I also in this time of not actually writing as much as I would like came up with some more of the plot motivation, in thinking about the world at the beginning. In this world (Bratislava), the waters of a great flood have receded considerably, but there is a reduced population due to a pestilence that either preceded or accompanied the disaster of the flood. Let's imagine rather than a doomsayer's litany of the bad things that are destined to happen, more of a series of unfortunate events, in the context of peak oil et al. So as society and political structures begin to unravel relative to, say, the economics of energy -- e.g. the EU comes apart, communist parties take control of some governments, some ethnically compromised nations split or go to war with themselves.
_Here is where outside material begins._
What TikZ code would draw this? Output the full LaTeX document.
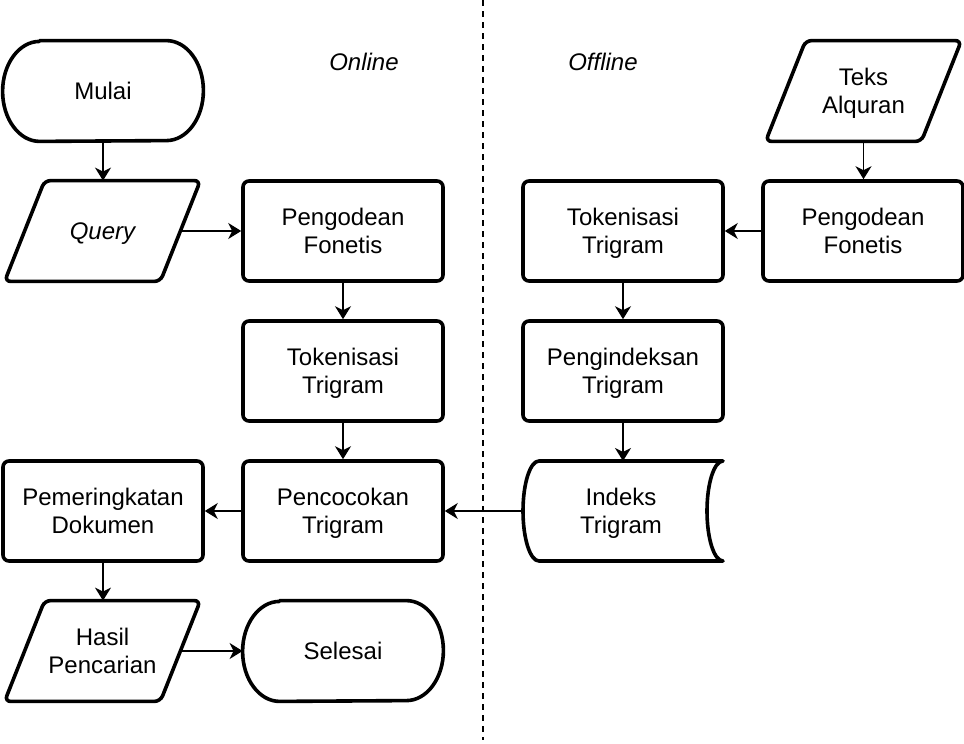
\documentclass[tikz,border=0pt]{standalone}
\usepackage{fontspec}
\setmainfont{Liberation Sans}
\usetikzlibrary{arrows.meta}
\begin{document}
\begin{tikzpicture}[x=0.5pt,y=-0.5pt,
  every node/.style={font=\fontsize{12}{14}\selectfont, align=center, inner sep=0pt, text depth=0pt},
  box/.style={draw, line width=1.8pt, rounded corners=3pt, minimum width=100pt, minimum height=50pt},
  ghost/.style={minimum width=100pt, minimum height=50pt},
  pghost/.style={minimum width=77.5pt, minimum height=50pt},
  shp/.style={line width=1.8pt, line join=round},
  arr/.style={line width=0.8pt, -{Stealth[length=6.5pt,width=8pt,inset=2pt]}},
  lbl/.style={font=\fontsize{12}{14}\selectfont\itshape}
]
\useasboundingbox (0,0) rectangle (964,744);

% nodes
\node[ghost] (mulai) at (103,91) {Mulai};
\node[pghost] (query) at (102.5,231) {\itshape Query};
\node[box] (peng1) at (343,231) {Pengodean\\Fonetis};
\node[box] (tok1) at (343,371) {Tokenisasi\\Trigram};
\node[box] (pcc) at (343,511) {Pencocokan\\Trigram};
\node[box] (pem) at (103,511) {Pemeringkatan\\Dokumen};
\node[pghost] (hasil) at (102.5,651) {Hasil\\Pencarian};
\node[ghost] (selesai) at (343,651) {Selesai};
\node[pghost] (teks) at (863.5,91) {Teks\\Alquran};
\node[box] (peng2) at (863,231) {Pengodean\\Fonetis};
\node[box] (tok2) at (623,231) {Tokenisasi\\Trigram};
\node[box] (pidx) at (623,371) {Pengindeksan\\Trigram};
\node[ghost] (idx) at (621,511) {Indeks\\Trigram};
\node[lbl] (online) at (364,62) {Online};
\node[lbl] (offline) at (603,62) {Offline};

% terminators
\foreach \n in {mulai,selesai}{
  \draw[shp] ([xshift=18.5pt]\n.north west) -- ([xshift=-18.5pt]\n.north east)
    arc[start angle=90,end angle=-90,x radius=18.5pt,y radius=25pt]
    -- ([xshift=18.5pt]\n.south west)
    arc[start angle=270,end angle=90,x radius=18.5pt,y radius=25pt] -- cycle;
}
% parallelograms
\foreach \n in {query,hasil,teks}{
  \draw[shp, rounded corners=3pt] ([xshift=10pt]\n.north west) -- ([xshift=10pt]\n.north east)
    -- ([xshift=-10pt]\n.south east) -- ([xshift=-10pt]\n.south west) -- cycle;
}
% stored data
\coordinate (idxne) at (723,461);
\coordinate (idxse) at (723,561);
\coordinate (idxnw) at (539,461);
\coordinate (idxsw) at (539,561);
\draw[shp] (idxnw) -- (idxne)
  arc[start angle=90,end angle=270,x radius=8pt,y radius=25pt]
  -- (idxsw)
  arc[start angle=270,end angle=90,x radius=8pt,y radius=25pt] -- cycle;

% divider
\coordinate (dtop) at (483,0);
\coordinate (dbot) at (483,740);
\draw[line width=1pt, dash pattern=on 3pt off 2.5pt] (dtop) -- (dbot);

% connectors
\draw[arr] (mulai.south) -- (mulai.south |- query.north);
\draw[arr] (query.east) -- (peng1.west);
\draw[arr] (peng1) -- (tok1);
\draw[arr] (tok1) -- (pcc);
\draw[arr] (pcc) -- (pem);
\draw[arr] (pem.south) -- (pem.south |- hasil.north);
\draw[arr] (hasil.east) -- (selesai.west);
\draw[arr] (teks.south) -- (teks.south |- peng2.north);
\draw[arr] (peng2) -- (tok2);
\draw[arr] (tok2) -- (pidx);
\draw[arr] (pidx.south) -- (pidx.south |- idxne);
\draw[arr] (523,511) -- (pcc.east);
\end{tikzpicture}
\end{document}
Maybe even Russian becomes the lingua franca on the region. Then, in a somewhat unrelated way, there is a climactic or geological event, like the explosion of the Yellowstone volcano, that disrupts the climate, and in the aftermath, a very ordinary old-fashioned illness like small pox or something descends on what's left of the population, a plague. As the people move back into the city and re-establish the rudiments of civil society, an economy, and government, there is a prohibition enacted against what are called the Magiks, due to the dubious relation between this group of individuals with strange abilities and the class of bio-scientists who are believed to have made the errors that led to the downfall of the previous order. Our two main characters, both possessed of less than well-controlled or even useful, abilities, become the targets of bounty-hunters (in the absence of anything like an organized police force.) It's fantasy or science fiction and I can make up whatever shit I want, as long as it seem reasonably credible. Having re-acquainted myself with contemporary sci fi and fantasy, I realize that credibility is more a matter of imagination than it is scientific probability.